SUPPLIED MATERIAL:
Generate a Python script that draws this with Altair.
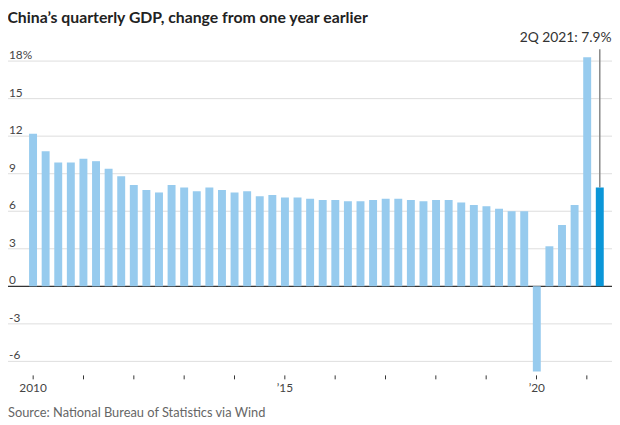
import altair as alt
import pandas as pd

years = list(range(2010, 2022))
quarters = ["Q1", "Q2", "Q3", "Q4"]
gdp_growth = [
    12.2, 10.8, 9.9, 9.9,
    10.2, 10.0, 9.4, 8.8,
    8.1, 7.7, 7.5, 8.1,
    7.9, 7.6, 7.9, 7.7,
    7.5, 7.6, 7.2, 7.3,
    7.1, 7.1, 7.0, 6.9,
    6.9, 6.8, 6.8, 6.9,
    7.0, 7.0, 6.9, 6.8,
    6.9, 6.9, 6.7, 6.5,
    6.4, 6.2, 6.0, 6.0,
    -6.8, 3.2, 4.9, 6.5,
    18.3, 7.9,
]
grid_values = [-6, -3, 3, 6, 9, 12, 15, 18]
y_tick_values = [-6, -3, 0, 3, 6, 9, 12, 15, 18]
y_tick_labels = ["-6", "-3", "0", "3", "6", "9", "12", "15", "18%"]
year_labels = {"2010Q1": "2010", "2015Q1": "\u201915", "2020Q1": "\u201920"}
title_text = "China\u2019s quarterly GDP, change from one year earlier"
source_text = "Source: National Bureau of Statistics via Wind"
annotation_text = "2Q 2021: 7.9%"

qlabels = [f"{y}{q}" for y in years for q in quarters][: len(gdp_growth)]
df = pd.DataFrame({"q": qlabels, "v": gdp_growth})
df["hl"] = df["q"] == qlabels[-1]
last = df.tail(1).copy()
last["label"] = annotation_text

W, H = 587, 336
LEFT = 19
FONT = "Lato"

yscale = alt.Scale(domain=[-7, 19.5], nice=False, zero=False)
xscale = alt.Scale(domain=qlabels, paddingInner=0.37, paddingOuter=0.185)

label_expr = " : ".join(
    [f"datum.value == '{k}' ? '{v}'" for k, v in year_labels.items()]
) + " : ''"

grid = alt.Chart(pd.DataFrame({"g": grid_values})).mark_rule(
    color="#dddddd", strokeWidth=1
).encode(
    y=alt.Y("g:Q", scale=yscale, axis=None),
    x=alt.value(-LEFT),
    x2=alt.value(W + 6),
)

zero = alt.Chart(pd.DataFrame({"g": [0]})).mark_rule(
    color="#333333", strokeWidth=1.2
).encode(
    y=alt.Y("g:Q", scale=yscale, axis=None),
    x=alt.value(-LEFT),
    x2=alt.value(W + 6),
)

ylabels = alt.Chart(
    pd.DataFrame({"g": y_tick_values, "t": y_tick_labels})
).mark_text(
    align="left", baseline="alphabetic", dy=-2, fontSize=12, font=FONT, color="#444444"
).encode(
    y=alt.Y("g:Q", scale=yscale, axis=None),
    x=alt.value(-LEFT + 1),
    text="t:N",
)

bars = alt.Chart(df).mark_bar().encode(
    x=alt.X(
        "q:N",
        scale=xscale,
        title=None,
        axis=alt.Axis(
            values=[f"{y}Q1" for y in years],
            labelExpr=label_expr,
            labelAngle=0,
            domain=False,
            grid=False,
            ticks=True,
            tickSize=4,
            tickColor="#333333",
            offset=1,
            labelPadding=4,
            labelFont=FONT,
            labelFontSize=12,
            labelColor="#444444",
        ),
    ),
    y=alt.Y("v:Q", scale=yscale, axis=None),
    color=alt.condition(
        alt.datum.hl, alt.value("#0a96d8"), alt.value("#97cbee")
    ),
)

ann_rule = alt.Chart(last).mark_rule(color="#888888", strokeWidth=1.5).encode(
    x=alt.X("q:N", scale=xscale),
    y=alt.Y("v:Q", scale=yscale, axis=None),
    y2=alt.value(7),
)

ann_text = alt.Chart(last).mark_text(
    align="right", baseline="middle", dx=12, fontSize=14, font=FONT, color="#333333"
).encode(
    x=alt.X("q:N", scale=xscale),
    y=alt.value(-4),
    text="label:N",
)

source = alt.Chart(pd.DataFrame({"t": [source_text]})).mark_text(
    align="left", baseline="alphabetic", fontSize=13, font=FONT, color="#666666"
).encode(
    x=alt.value(-LEFT),
    y=alt.value(380),
    text="t:N",
)

chart = alt.layer(grid, zero, ylabels, bars, ann_rule, ann_text, source).properties(
    width=W,
    height=H,
    autosize=alt.AutoSizeParams(type="none"),
    padding={"left": LEFT, "top": 32, "right": 6, "bottom": 49},
    title=alt.TitleParams(
        title_text,
        anchor="start",
        frame="bounds",
        dx=0,
        offset=6,
        fontSize=16,
        fontWeight="bold",
        font=FONT,
        color="#222222",
    ),
).configure_view(stroke=None)

chart.save("out.html", embed_options={"renderer": "svg", "actions": False})
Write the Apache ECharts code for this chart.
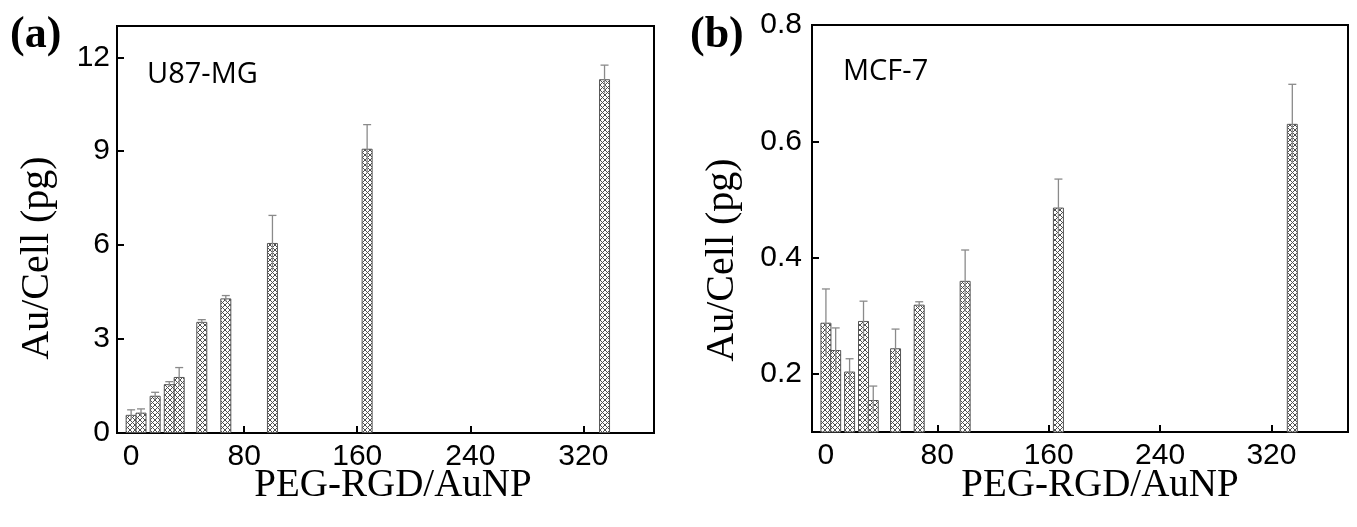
<!DOCTYPE html>
<html><head><meta charset="utf-8">
<script src="https://cdn.jsdelivr.net/npm/echarts@6/dist/echarts.min.js"></script>
<style>html,body{margin:0;padding:0;background:#fff}#c{width:1357px;height:527px}</style>
</head><body><div id="c"></div>
<script>
const ratios = [0, 7, 17, 27, 34, 50, 67, 100, 167, 335];
const u87Values = [0.58, 0.65, 1.19, 1.56, 1.79, 3.55, 4.30, 6.07, 9.08, 11.30];
const u87Errors = [0.16, 0.12, 0.11, 0.08, 0.30, 0.07, 0.09, 0.88, 0.77, 0.45];
const mcfValues = [0.288, 0.241, 0.204, 0.291, 0.155, 0.244, 0.319, 0.360, 0.486, 0.630];
const mcfErrors = [0.058, 0.038, 0.022, 0.034, 0.024, 0.033, 0.005, 0.053, 0.049, 0.068];
const xTicks = [0, 80, 160, 240, 320];
const u87YTicks = [0, 3, 6, 9, 12];
const mcfYTicks = [0.2, 0.4, 0.6, 0.8];
const panelLabels = ['(a)', '(b)'];
const cellLines = ['U87-MG', 'MCF-7'];
const xTitle = 'PEG-RGD/AuNP';
const yTitle = 'Au/Cell (pg)';

function hatch() {
  const c = document.createElement('canvas');
  c.width = c.height = 5;
  const g = c.getContext('2d');
  g.fillStyle = '#fff'; g.fillRect(0, 0, 5, 5);
  g.strokeStyle = '#505050'; g.lineWidth = 1;
  g.beginPath();
  g.moveTo(-1, -1); g.lineTo(6, 6);
  g.moveTo(6, -1); g.lineTo(-1, 6);
  g.stroke();
  return c;
}
const pattern = { image: hatch(), repeat: 'repeat' };

const tickFont = { fontSize: 30, fontFamily: 'Liberation Sans', color: '#000' };
function xAx(gi, max) {
  return {
    gridIndex: gi, type: 'value', min: -10, max: max,
    axisLine: { show: true, onZero: false, lineStyle: { color: '#000', width: 2 } },
    axisTick: { show: true, inside: true, length: 7, customValues: xTicks, lineStyle: { color: '#000', width: 2 } },
    axisLabel: Object.assign({ customValues: xTicks, margin: 9 }, tickFont),
    splitLine: { show: false }
  };
}
function yAx(gi, min, max, ticks, margin) {
  return {
    gridIndex: gi, type: 'value', min: min, max: max,
    axisLine: { show: true, onZero: false, lineStyle: { color: '#000', width: 2 } },
    axisTick: { show: true, inside: true, length: 7, customValues: ticks, lineStyle: { color: '#000', width: 2 } },
    axisLabel: Object.assign({ customValues: ticks, margin: margin }, tickFont),
    splitLine: { show: false }
  };
}
function barSeries(i, vals) {
  return {
    type: 'bar', xAxisIndex: i, yAxisIndex: i, barWidth: 11,
    data: ratios.map((r, k) => [r, vals[k]]),
    itemStyle: { color: pattern, borderColor: '#555', borderWidth: 1 },
    silent: true
  };
}
function errSeries(i, vals, errs) {
  return {
    type: 'custom', xAxisIndex: i, yAxisIndex: i, z: 5, clip: true, silent: true,
    data: ratios.map((r, k) => [r, vals[k] - errs[k], vals[k] + errs[k]]),
    renderItem: (params, api) => {
      const x = api.value(0);
      const lo = api.coord([x, api.value(1)]);
      const hi = api.coord([x, api.value(2)]);
      const w = 4;
      const st = { stroke: '#8a8a8a', lineWidth: 1.3 };
      return { type: 'group', children: [
        { type: 'line', shape: { x1: hi[0], y1: hi[1], x2: lo[0], y2: lo[1] }, style: st },
        { type: 'line', shape: { x1: hi[0] - w, y1: hi[1], x2: hi[0] + w, y2: hi[1] }, style: st }
      ] };
    }
  };
}
function txt(text, x, y, font, align, rot) {
  return { type: 'text', x: x, y: y, rotation: rot || 0,
    style: { text: text, font: font, fill: '#000', align: align || 'center', verticalAlign: 'middle' } };
}

const chart = echarts.init(document.getElementById('c'));
chart.setOption({
  animation: false,
  backgroundColor: '#fff',
  grid: [
    { left: 117, top: 26, right: 703, bottom: 94, show: true, borderColor: '#000', borderWidth: 2 },
    { left: 812, top: 25, right: 9, bottom: 95, show: true, borderColor: '#000', borderWidth: 2 }
  ],
  xAxis: [xAx(0, 370), xAx(1, 375)],
  yAxis: [yAx(0, 0, 13, u87YTicks, 7), yAx(1, 0.1, 0.8, mcfYTicks, 10)],
  series: [
    barSeries(0, u87Values), errSeries(0, u87Values, u87Errors),
    barSeries(1, mcfValues), errSeries(1, mcfValues, mcfErrors)
  ],
  graphic: [
    txt(panelLabels[0], 10, 36, 'bold 44px "Liberation Serif"', 'left'),
    txt(panelLabels[1], 690, 36, 'bold 44px "Liberation Serif"', 'left'),
    txt(cellLines[0], 147, 75, '29px "Open Sans"', 'left'),
    txt(cellLines[1], 843, 72, '29px "Open Sans"', 'left'),
    txt(xTitle, 393, 486, '39px "Liberation Serif"'),
    txt(xTitle, 1100, 486, '39px "Liberation Serif"'),
    txt(yTitle, 37, 258, '40px "Liberation Serif"', 'center', Math.PI / 2),
    txt(yTitle, 722, 260, '40px "Liberation Serif"', 'center', Math.PI / 2)
  ]
});
</script></body></html>
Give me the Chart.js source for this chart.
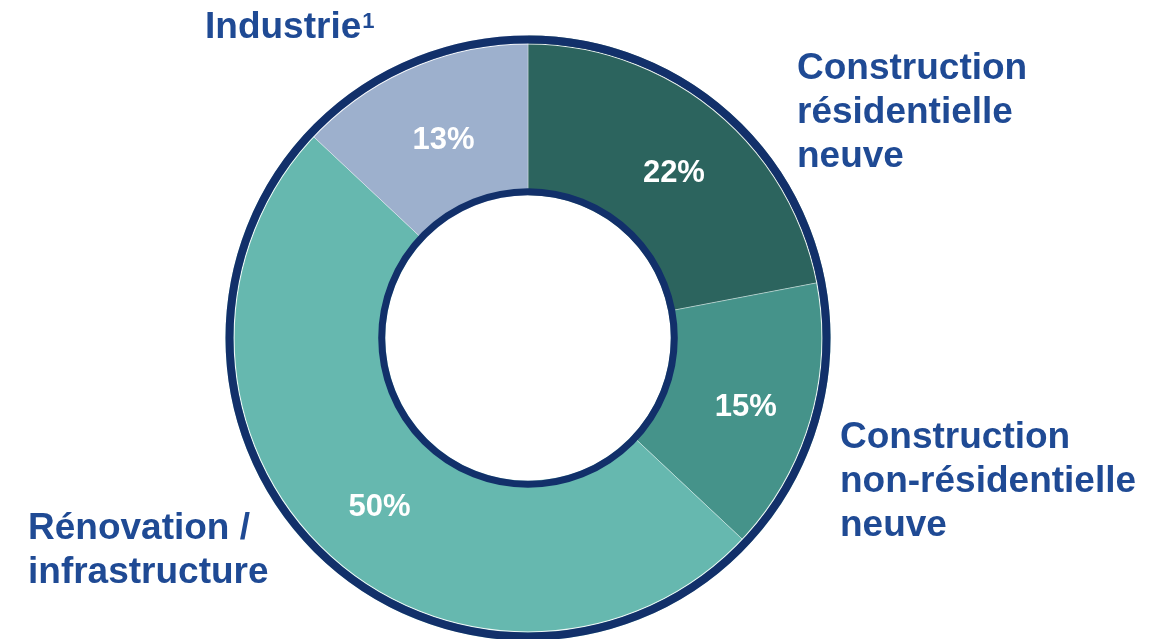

EXERCISE INSTRUCTIONS:
Do not copy any pictures. Retype exactly the stretch from the line with "Write the Apache ECharts code for this chart." through the line with "const yTitle = 'Au/Cell (pg)';".

SOLUTION FOR THIS TASK:
Write the Apache ECharts code for this chart.
<!DOCTYPE html>
<html><head><meta charset="utf-8">
<script src="https://cdn.jsdelivr.net/npm/echarts@6/dist/echarts.min.js"></script>
<style>html,body{margin:0;padding:0;background:#fff}#c{width:1357px;height:527px}</style>
</head><body><div id="c"></div>
<script>
const ratios = [0, 7, 17, 27, 34, 50, 67, 100, 167, 335];
const u87Values = [0.58, 0.65, 1.19, 1.56, 1.79, 3.55, 4.30, 6.07, 9.08, 11.30];
const u87Errors = [0.16, 0.12, 0.11, 0.08, 0.30, 0.07, 0.09, 0.88, 0.77, 0.45];
const mcfValues = [0.288, 0.241, 0.204, 0.291, 0.155, 0.244, 0.319, 0.360, 0.486, 0.630];
const mcfErrors = [0.058, 0.038, 0.022, 0.034, 0.024, 0.033, 0.005, 0.053, 0.049, 0.068];
const xTicks = [0, 80, 160, 240, 320];
const u87YTicks = [0, 3, 6, 9, 12];
const mcfYTicks = [0.2, 0.4, 0.6, 0.8];
const panelLabels = ['(a)', '(b)'];
const cellLines = ['U87-MG', 'MCF-7'];
const xTitle = 'PEG-RGD/AuNP';
const yTitle = 'Au/Cell (pg)';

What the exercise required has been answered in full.